さらには、ボンネット、キャビン、トランクルームと空間が分けられるセダンの方が静粛性を高めやすい、といった特徴があったが、いまやミニバンやSUVであっても、十分な音振対策が織り込まれており、セダンだけが有利とはいえず、最後に残るのは、プロポーションの良さだけになってしまう。
このように、機能性で比べてしまうと、残念ながら、セダンには勝ち目がなく、「セダンでなければならない機能的な理由はない」というのがセダンの苦しいところだ。そのため、セダンは、機能的価値によらずに、ユーザーを惹きつける必要がある。
「クラウン」「カローラ」にはなれない
セダン不人気のなかにおいても、「クラウン」と「カローラ」だけは、なぜか売れ続けている。2020年のコロナ禍の中でも、カローラセダンは月に1500台(カローラの月販平均7500台の約20%がセダン)、クラウンは月に1000台以上が売れ続けている。
200万円台で購入できるカローラは、ベーシックな営業車としての需要が、そして、車両価格500万円にもなるクラウンには、「新型クラウンが出たら、とりあえず買う」という安定した顧客層がいることが理由だ。
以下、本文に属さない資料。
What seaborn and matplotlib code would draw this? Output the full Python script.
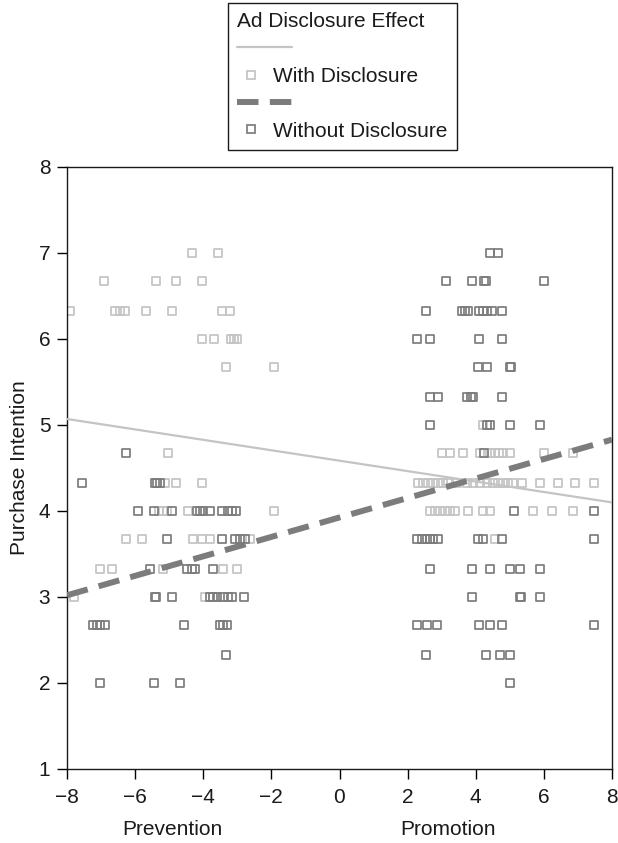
import matplotlib
matplotlib.use("Agg")
import matplotlib.pyplot as plt
import seaborn as sns
import pandas as pd
from matplotlib.lines import Line2D
from matplotlib.legend_handler import HandlerBase
import matplotlib.transforms as mtransforms

# ---------------- data ----------------
legend_title = "Ad Disclosure Effect"
series_names = ["With Disclosure", "Without Disclosure"]

# With Disclosure points, grouped by Purchase Intention level
with_levels = [7.00, 6.67, 6.33, 6.00, 5.67, 5.00, 4.67, 4.33, 4.00, 3.67, 3.33, 3.00]
with_x_rows = [
    [-4.33, -3.57],
    [-6.91, -5.39, -4.80, -4.04],
    [-7.91, -6.59, -6.44, -6.30, -5.68, -4.92, -3.45, -3.21],
    [-4.04, -3.68, -3.19, -3.10, -3.00],
    [-3.33, -1.92],
    [4.21],
    [-5.03, 3.01, 3.24, 3.63, 4.13, 4.42, 4.57, 4.68, 4.80, 5.00, 6.00, 6.86],
    [-5.12, -4.80, -4.04, 2.31, 2.45, 2.60, 2.75, 2.89, 3.04, 3.19, 3.45, 3.74,
     3.92, 4.13, 4.33, 4.51, 4.65, 4.80, 4.95, 5.09, 5.36, 5.89, 6.42, 6.92, 7.47],
    [-5.30, -5.18, -5.06, -4.45, -1.92, 2.66, 2.80, 2.95, 3.10, 3.24, 3.39, 3.77,
     4.21, 4.42, 5.68, 6.24, 6.86],
    [-6.27, -5.80, -4.30, -4.04, -3.80, -2.63, 4.57],
    [-7.03, -6.68, -5.18, -3.42, -3.00],
    [-7.80, -3.95],
]

# Without Disclosure points, grouped by Purchase Intention level
without_levels = [7.00, 6.67, 6.33, 6.00, 5.67, 5.33, 5.00, 4.67, 4.33, 4.00,
                  3.67, 3.33, 3.00, 2.67, 2.33, 2.00]
without_x_rows = [
    [4.42, 4.65],
    [3.13, 3.89, 4.24, 4.30, 6.00],
    [2.54, 3.60, 3.69, 3.77, 4.10, 4.21, 4.33, 4.48, 4.77],
    [2.28, 2.66, 4.10, 4.77],
    [4.07, 4.33, 5.00, 5.03],
    [2.66, 2.89, 3.74, 3.86, 3.92, 4.77],
    [2.66, 4.33, 4.42, 5.00, 5.89],
    [-6.27, 4.24],
    [-7.56, -5.42, -5.36, -5.27],
    [-5.92, -5.45, -4.92, -4.18, -4.10, -4.00, -3.80, -3.45, -3.27, -3.16, -3.04,
     5.12, 7.47],
    [-5.06, -3.45, -3.07, -2.92, -2.77, 2.28, 2.42, 2.57, 2.66, 2.75, 2.89, 4.07,
     4.21, 4.77, 7.47],
    [-5.56, -4.48, -4.33, -4.24, -3.71, 2.66, 3.89, 4.42, 5.00, 5.30, 5.89],
    [-5.42, -5.38, -4.92, -3.80, -3.71, -3.60, -3.42, -3.27, -3.16, -2.80,
     3.89, 5.30, 5.33, 5.89],
    [-7.24, -7.12, -7.03, -6.88, -4.56, -3.50, -3.42, -3.30,
     2.28, 2.57, 2.86, 4.10, 4.42, 4.77, 7.47],
    [-3.33, 2.54, 4.30, 4.71, 5.00],
    [-7.03, -5.45, -4.68, 5.00],
]

# fitted lines (values at the x-axis ends)
line_x = [-8, 8]
with_line_y = [5.07, 4.10]
without_line_y = [3.02, 4.83]

group_labels = ["Prevention", "Promotion"]
group_label_x = [-4.9, 3.2]

x_ticks = [-8, -6, -4, -2, 0, 2, 4, 6, 8]
y_ticks = [1, 2, 3, 4, 5, 6, 7, 8]


def flatten(levels, rows):
    xs, ys = [], []
    for lv, row in zip(levels, rows):
        for v in row:
            xs.append(v)
            ys.append(lv)
    return xs, ys


wx, wy = flatten(with_levels, with_x_rows)
nx, ny = flatten(without_levels, without_x_rows)
df_with = pd.DataFrame({"x": wx, "y": wy})
df_without = pd.DataFrame({"x": nx, "y": ny})

# ---------------- style ----------------
sns.set_theme(style="ticks")
plt.rcParams["font.family"] = ["Liberation Sans", "DejaVu Sans"]
plt.rcParams["axes.unicode_minus"] = True

LIGHT = "#c4c4c4"
DARK = "#7c7c7c"
FS = 15

fig = plt.figure(figsize=(6.18, 8.43), dpi=100)
ax = fig.add_axes([67 / 618, 1 - 769 / 843, 545 / 618, 602 / 843])

sns.scatterplot(data=df_with, x="x", y="y", ax=ax, marker="s", s=34,
                color=LIGHT, facecolor="none", edgecolor=LIGHT, linewidth=1.25,
                zorder=2, legend=False)
sns.scatterplot(data=df_without, x="x", y="y", ax=ax, marker="s", s=34,
                color=DARK, facecolor="none", edgecolor=DARK, linewidth=1.25,
                zorder=3, legend=False)

sns.lineplot(x=line_x, y=with_line_y, ax=ax, color=LIGHT, linewidth=1.6,
             zorder=4, legend=False)
sns.lineplot(x=line_x, y=without_line_y, ax=ax, color=DARK, linewidth=4.3,
             zorder=5, legend=False)
ax.lines[-1].set_dashes((3.6, 1.9))

ax.set_xlim(-8, 8)
ax.set_ylim(1, 8)
ax.set_xticks(x_ticks)
ax.set_yticks(y_ticks)
ax.tick_params(axis="both", labelsize=FS, direction="out", length=7,
               width=1, color="black", labelcolor="#1a1a1a")
ax.tick_params(axis="x", pad=7)
ax.tick_params(axis="y", pad=5)
for sp in ax.spines.values():
    sp.set_visible(True)
    sp.set_color("#1a1a1a")
    sp.set_linewidth(1.0)
ax.set_xlabel("")
ax.set_ylabel("Purchase Intention", fontsize=FS, color="#1a1a1a", labelpad=7)

trans = mtransforms.blended_transform_factory(ax.transData, ax.transAxes)
for lab, xp in zip(group_labels, group_label_x):
    ax.text(xp, -0.0997, lab, transform=trans, ha="center", va="center",
            fontsize=FS, color="#1a1a1a")


# ---------------- legend ----------------
class LongLineHandler(HandlerBase):
    def __init__(self, length):
        super().__init__()
        self.length = length

    def create_artists(self, legend, orig_handle, xdescent, ydescent, width,
                       height, fontsize, trans):
        y = height / 2 - ydescent
        ln = Line2D([0, 1], [0, 1])
        ln.update_from(orig_handle)
        ln.set_data([-xdescent, -xdescent + self.length * fontsize], [y, y])
        ln.set_transform(trans)
        return [ln]


class LeftMarkerHandler(HandlerBase):
    def __init__(self, offset):
        super().__init__()
        self.offset = offset

    def create_artists(self, legend, orig_handle, xdescent, ydescent, width,
                       height, fontsize, trans):
        y = height / 2 - ydescent
        m = Line2D([-xdescent + self.offset * fontsize], [y], linestyle="none",
                   marker="s", markersize=orig_handle.get_markersize(),
                   markerfacecolor="none",
                   markeredgecolor=orig_handle.get_markeredgecolor(),
                   markeredgewidth=orig_handle.get_markeredgewidth())
        m.set_transform(trans)
        return [m]


h_line1 = Line2D([], [], color=LIGHT, linewidth=1.6)
h_mark1 = Line2D([], [], linestyle="none", marker="s", markersize=5.8,
                 markerfacecolor="none", markeredgecolor=LIGHT,
                 markeredgewidth=1.25)
h_line2 = Line2D([], [], color=DARK, linewidth=4.3, dashes=(3.6, 1.9))
h_mark2 = Line2D([], [], linestyle="none", marker="s", markersize=5.8,
                 markerfacecolor="none", markeredgecolor=DARK,
                 markeredgewidth=1.25)

lh = LongLineHandler(2.6)
mh = LeftMarkerHandler(0.67)
leg = fig.legend(
    handles=[h_line1, h_mark1, h_line2, h_mark2],
    labels=["", series_names[0], "", series_names[1]],
    handler_map={h_line1: lh, h_line2: lh, h_mark1: mh, h_mark2: mh},
    loc="upper left", bbox_to_anchor=(228 / 618, 1 - 3 / 843),
    bbox_transform=fig.transFigure,
    title=legend_title, title_fontsize=FS, fontsize=FS,
    alignment="left", frameon=True, fancybox=False, framealpha=1,
    edgecolor="#1a1a1a", handlelength=1.0, handletextpad=0.7,
    labelspacing=0.4, borderpad=0.45, borderaxespad=0,
)
leg.get_frame().set_linewidth(1.0)
for t in leg.get_texts():
    t.set_color("#1a1a1a")
leg.get_title().set_color("#1a1a1a")

fig.savefig("out.png", dpi=100)
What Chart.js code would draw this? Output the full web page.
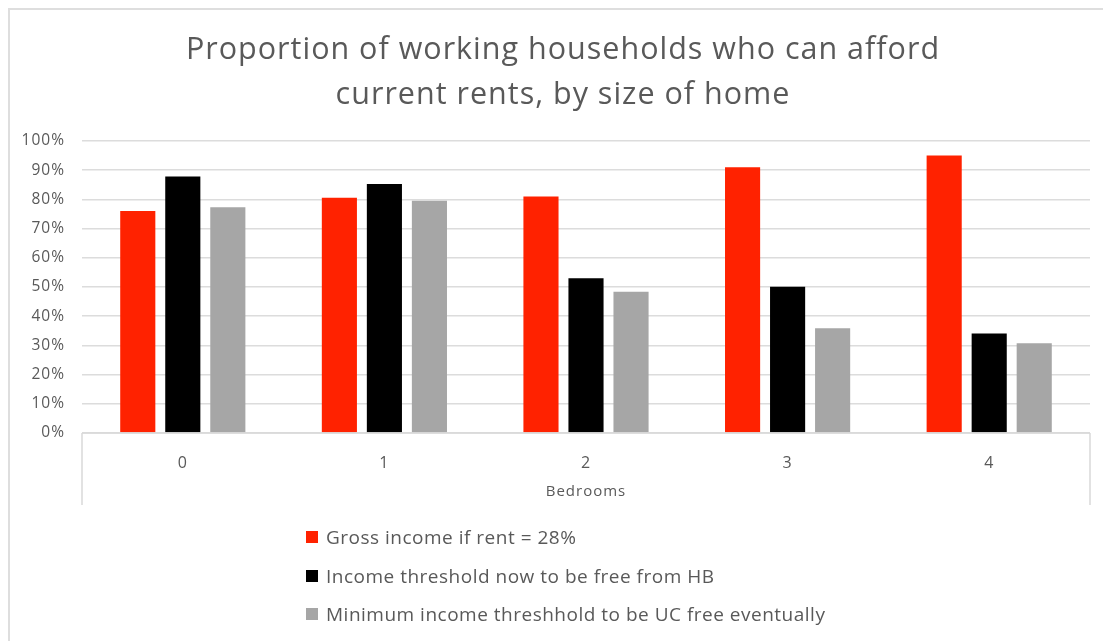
<!DOCTYPE html>
<html>
<head>
<meta charset="utf-8">
<script src="https://cdn.jsdelivr.net/npm/chart.js@4.4.1/dist/chart.umd.min.js"></script>
<style>
  html, body { margin: 0; padding: 0; background: #fff; }
  #wrap { position: relative; width: 1103px; height: 641px; overflow: hidden; background: #fff; }
  #frame { position: absolute; left: 8px; top: 8px; right: -10px; bottom: -10px; border-top: 2px solid #dedede; border-left: 2px solid #dedede; pointer-events: none; }
  #c { position: absolute; left: 0; top: 0; }
  #title { position: absolute; left: 0; top: 25px; width: 1126px; text-align: center; font-family: "Open Sans", Lato, sans-serif; font-size: 30.5px; letter-spacing: 1px; line-height: 45px; color: #595959; white-space: nowrap; }
  #legend { position: absolute; left: 306px; top: 525px; font-family: "Open Sans", Lato, sans-serif; font-size: 19px; letter-spacing: 0.5px; color: #595959; }
  #legend .item { display: flex; align-items: center; height: 24px; margin-bottom: 14.5px; white-space: nowrap; }
  #legend .sw { width: 12px; height: 12px; margin-right: 8px; flex: none; }
</style>
</head>
<body>
<div id="wrap">
  <div id="frame"></div>
  <canvas id="c" width="1103" height="641"></canvas>
  <div id="title"></div>
  <div id="legend"></div>
</div>
<script>
const titleLines = ['Proportion of working households who can afford', 'current rents, by size of home'];
const categories = ['0', '1', '2', '3', '4'];
const xAxisTitle = 'Bedrooms';
const seriesNames = ['Gross income if rent = 28%', 'Income threshold now to be free from HB', 'Minimum income threshhold to be UC free eventually'];
const grossIncome = [76.0, 80.6, 81.0, 91.0, 95.0];
const incomeThreshold = [87.8, 85.3, 53.0, 50.1, 34.1];
const minIncomeUC = [77.3, 79.5, 48.4, 35.9, 30.7];
const yTickValues = [0, 10, 20, 30, 40, 50, 60, 70, 80, 90, 100];
const seriesColors = ['#ff2200', '#000000', '#a6a6a6'];

const spacingPlugin = {
  id: 'spacing',
  beforeLayout(chart) { chart.ctx.letterSpacing = '1px'; },
  beforeDraw(chart) { chart.ctx.letterSpacing = '1px'; }
};

const axisBoxPlugin = {
  id: 'axisBox',
  afterDatasetsDraw(chart) {
    const { ctx, chartArea } = chart;
    const xs = chart.scales.x;
    ctx.save();
    ctx.strokeStyle = '#d9d9d9';
    ctx.lineWidth = 1.5;
    ctx.beginPath();
    ctx.moveTo(chartArea.left, chartArea.bottom);
    ctx.lineTo(chartArea.right, chartArea.bottom);
    ctx.moveTo(chartArea.left, chartArea.bottom);
    ctx.lineTo(chartArea.left, xs.bottom);
    ctx.moveTo(chartArea.right, chartArea.bottom);
    ctx.lineTo(chartArea.right, xs.bottom);
    ctx.stroke();
    ctx.restore();
  }
};

const titleEl = document.getElementById('title');
titleLines.forEach(line => {
  const d = document.createElement('div');
  d.textContent = line;
  titleEl.appendChild(d);
});

const chart = new Chart(document.getElementById('c'), {
  type: 'bar',
  data: {
    labels: categories,
    datasets: [
      { label: seriesNames[0], data: grossIncome, backgroundColor: seriesColors[0] },
      { label: seriesNames[1], data: incomeThreshold, backgroundColor: seriesColors[1] },
      { label: seriesNames[2], data: minIncomeUC, backgroundColor: seriesColors[2] }
    ]
  },
  options: {
    responsive: false,
    animation: false,
    layout: { padding: { left: 0, right: 13, top: 141, bottom: 136 } },
    categoryPercentage: 0.67,
    barPercentage: 0.78,
    plugins: {
      legend: { display: false },
      tooltip: { enabled: false },
      title: { display: false }
    },
    scales: {
      x: {
        grid: { display: false, drawTicks: false },
        border: { display: false },
        ticks: { color: '#595959', font: { family: 'Open Sans', size: 16 }, padding: 21 },
        title: { display: true, text: xAxisTitle, color: '#595959', font: { family: 'Open Sans', size: 15, lineHeight: 1.2 }, padding: { top: 0, bottom: 4 } },
        afterFit(scale) { scale.height = 72; }
      },
      y: {
        min: 0, max: 100,
        afterBuildTicks(scale) { scale.ticks = yTickValues.map(v => ({ value: v })); },
        grid: { color: '#dcdcdc', lineWidth: 1.5, drawTicks: false },
        border: { display: false },
        ticks: { color: '#595959', font: { family: 'Open Sans', size: 15.5 }, padding: 17, callback: v => v + '%' },
        afterFit(scale) { scale.width = 82; }
      }
    }
  },
  plugins: [spacingPlugin, axisBoxPlugin]
});

const legendEl = document.getElementById('legend');
Chart.defaults.plugins.legend.labels.generateLabels(chart).forEach(item => {
  const row = document.createElement('div');
  row.className = 'item';
  const sw = document.createElement('span');
  sw.className = 'sw';
  sw.style.background = item.fillStyle;
  const tx = document.createElement('span');
  tx.textContent = item.text;
  row.appendChild(sw);
  row.appendChild(tx);
  legendEl.appendChild(row);
});
</script>
</body>
</html>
これは、クラウンならば「何もかもが大丈夫」という、絶対的な信頼関係を、営業マンが、顧客との間で強固に築いてきた恩恵だ。ただし、気に要らないことがあれば、営業マンは顧客に呼び出され、こんこんと説教をされることもあるらしいが。
クラウンが売れ続ける理由は、クルマが魅力的なのはもちろん、トヨタディーラーの営業マンの方々の努力が成し得た、「驚異の販売構造」にこそ、ある。そのため、どんなに素晴らしい新型セダンでも、クラウンやカローラにはなれず、セダン不人気の波にのまれていってしまうのだ。